We didn't stick around for a second match, but plenty of other events kept our attention. A man slashed three of his fingers with a poisoned knife used in the fight and immediately passed out. Amazingly, a group of men carried him to a motorcycle, sandwiched his limp body between two people, and drove him over dirt roads to a doctor.
As a vegetarian, I found the cockfight somewhat gruesome. Nevertheless, I'm glad I had the opportunity to go. Most importantly, I enjoyed asking Michelle what kind of chicken dish she wanted for lunch as we left the dusty clearing.
I think she may be one step closer to becoming a vegetarian herself.
Lovina, Indonesia - (map)
Today Tim and I rented a motorcycle to ride through the north hills of Bali. Tim owned a motorcycle years ago so I had confidence in his driving skills, but I was still nervous. Drivers here are unpredictable and our helmets were cheap plastic hats.
Off we rode, rice fields on our left and the ocean on our right. Eventually we turned inland, heading up steep, winding roads. The motorcycle would sputter and cough at times, struggling with the steep incline. We had a fantastic view of the ocean and surrounding valleys below.
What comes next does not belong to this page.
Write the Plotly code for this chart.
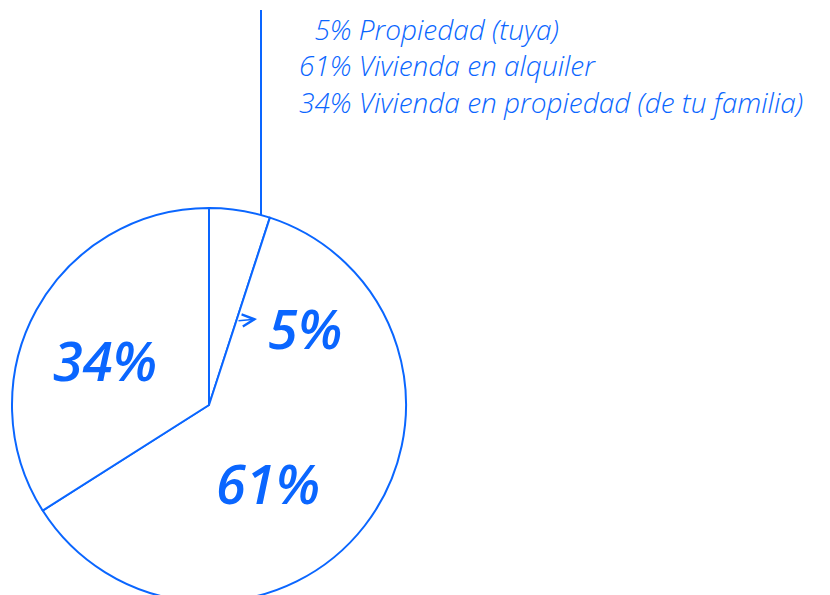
import plotly.graph_objects as go

labels = ["Propiedad (tuya)", "Vivienda en alquiler", "Vivienda en propiedad (de tu familia)"]
values = [5, 61, 34]

BLUE = "#0a66ff"
W, H = 830, 612

def px(x):
    return x / W

def py(y):
    return (H - y) / H

fig = go.Figure()
fig.add_trace(go.Pie(
    labels=labels, values=values, sort=False, direction="clockwise", rotation=0,
    marker=dict(colors=["white"] * 3, line=dict(color=BLUE, width=2)),
    textinfo="none", hoverinfo="label+percent", showlegend=False,
    domain=dict(x=[px(12), px(406)], y=[py(602), py(208)]),
))

# big percent labels inside slices
label_pos = [(305, 328), (268, 483), (105, 360)]
for v, (x, y) in zip(values, label_pos):
    fig.add_annotation(x=px(x), y=py(y), xref="paper", yref="paper", text=f"{v}%",
                       showarrow=False, xanchor="center", yanchor="middle",
                       font=dict(family="Open Sans", size=54, color=BLUE, style="italic", weight=600))

# legend text block
lines = []
for v, lab in zip(values, labels):
    pct = f"{v}%"
    if len(str(v)) == 1:
        pct = "\u2007" + pct
    lines.append(f"{pct} {lab}")
fig.add_annotation(x=px(297), y=py(66), xref="paper", yref="paper", text="<br>".join(lines),
                   showarrow=False, xanchor="left", yanchor="middle", align="left",
                   font=dict(family="Open Sans", size=28, color=BLUE, style="italic", weight=300))

# leader line
fig.add_shape(type="line", xref="paper", yref="paper", x0=px(261), x1=px(261), y0=py(10), y1=py(215),
              line=dict(color=BLUE, width=2))
# small arrow toward 5% label
fig.add_annotation(x=px(257), y=py(319), ax=-20, ay=2, xref="paper", yref="paper",
                   text="", showarrow=True, arrowhead=5,
                   arrowwidth=1.5, arrowcolor=BLUE, arrowsize=1.6)

fig.update_layout(width=W, height=H, margin=dict(l=0, r=0, t=0, b=0),
                  paper_bgcolor="white", plot_bgcolor="white")

fig.write_html("out.html", config={"displayModeBar": False},
               post_script="document.body.style.margin='0';document.body.style.overflow='hidden';")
People were unusually friendly. Not many tourists come through this way so Tim's white face must have seemed unusual. I waved to people as we passed. Children would run out to the road shouting greetings while adults would smile and wave. Once we stopped to ask directions and it seemed the whole village came out to see us. One little boy even grabbed my buttocks! I, of course, gave him a disapproving look and then we both giggled. With all the attention I think it was the closest I will come to being famous.
We made a couple stops along the way. First we visited some hot springs, watching people bath in stone pools with water-spouting carvings. Then we stopped at Bali's only Buddhist monastery, Brahmavihara Arama. The monastery was very tranquil, with people sitting quietly in front of Buddha statues meditating.
We returned the motorcycle late in the afternoon, sweaty and dirty, but smiling. It was a wonderful day.